From 2007 until 2021, Jim served as the Pro Bono Voting Rights Counsel to the Native American Rights Fund, where he provided support on litigation, legislative and policy matters and co-directed NARF’s redistricting training program. He was the co-director of nine field hearings in seven states examining conditions that impeded Native voting, resulting in a report entitled “Obstacles at Every Turn: Barriers to Political Participation Faced by Native American Voters.” In addition, he served as NARF’s co-counsel in Toyukak v. Treadwell, the first successful case under Section 203 of the Voting Rights Act (VRA) tried to a decision since 1980, and in Nick v. Bethel, which secured language assistance for Alaska Native voters. His other representations included serving as the counsel of record for NARF’s amicus briefs in Shelby County v. Holder (U.S. No. 12-96) and Northwest Austin Municipal Utility District Number One v. Holder (U.S. No. 08-322) and as co-counsel in two cases under Section 5 of the VRA, Samuelsen v. Treadwell and Alaska v. Holder. His thousands of pro bono work hours earned him his law firm’s award for the 2014 Pro Bono Attorney of the Year.

Jim previously served as a Senior Trial Attorney in the Voting Section of the Civil Rights Division of the U.S. Department of Justice, where he was counsel in cases including Georgia v. Ashcroft, the United States v. Passaic County, and Easley v. Cromartie. During the 2005-2006 reauthorization of the VRA, he represented the National Association of Latino Elected and Appointed Officials (NALEO) Educational Fund, followed by service as Policy Counsel for the ACLU’s Washington, D.C. legislative office. In addition, he has testified before Congress several times on barriers that communities of color face in census operations and voting. A prolific writer, Jim’s publications include a book on the VRA’s language assistance provisions, The Battle over Bilingual Ballots: Language Minorities and Political Access under the Voting Rights Act, and two book chapters and approximately two dozen law journal articles on minority voting rights.

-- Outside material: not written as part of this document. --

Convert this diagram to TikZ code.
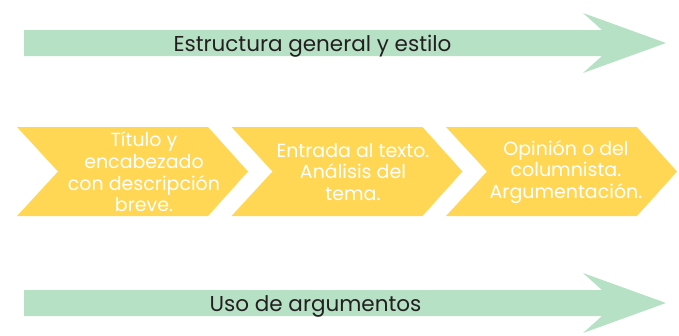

Jim serves as the Chair of the Census Bureau’s National Advisory Committee, which provides input to the Census Director on race, ethnicity, and other communities for improved census operations, survey, and data collection methods. During the 2020 Census, he served as a co-leader of Get-Out-The-Count efforts by national organizations for Indian Country. In addition, Jim coordinates monthly national calls with partners and tribes to facilitate the participation of American Indians and Alaska Natives in decennial, annual, and other periodic census surveys.

Jim holds Doctor of the Science of Laws (S.J.D.) and Master of Laws (LL.M.) degrees from the University of Pennsylvania; a Juris Doctor (J.D.) degree, Order of the Coif, from the University of Florida; a Master of Public Administration (M.P.A.) degree from the University of Oklahoma; and a Bachelor of Arts (B.A.) degree in history from the Barrett Honors College at Arizona State University. He clerked for the Honorable Maurice M. Paul, Chief Judge of the Northern District of Florida. He has taught voting rights and election law as an adjunct professor at the Barrett Honors College and the William S. Boyd School of Law at UNLV. He is a past Chair of the Indian Law Section of the Arizona Bar. Jim is an inaugural member of the Barrett Honors College Alumni Hall of Fame and recipient of the 2002-2003 Outstanding Alumnus Award for Barrett Honors College.

Bar Admissions: Admitted in Arizona and Nevada only. Practice limited to matters before federal courts.

Court Admissions: Admitted to the United States Supreme Court; US Courts of Appeal for the Ninth and Eleventh Circuits; and the US District Courts for the District of Arizona, Northern and Southern Districts of Florida, and the District of Nevada. Also admitted to the US Air Force Court of Criminal Appeals, and the US Court of Appeals for the Armed Forces.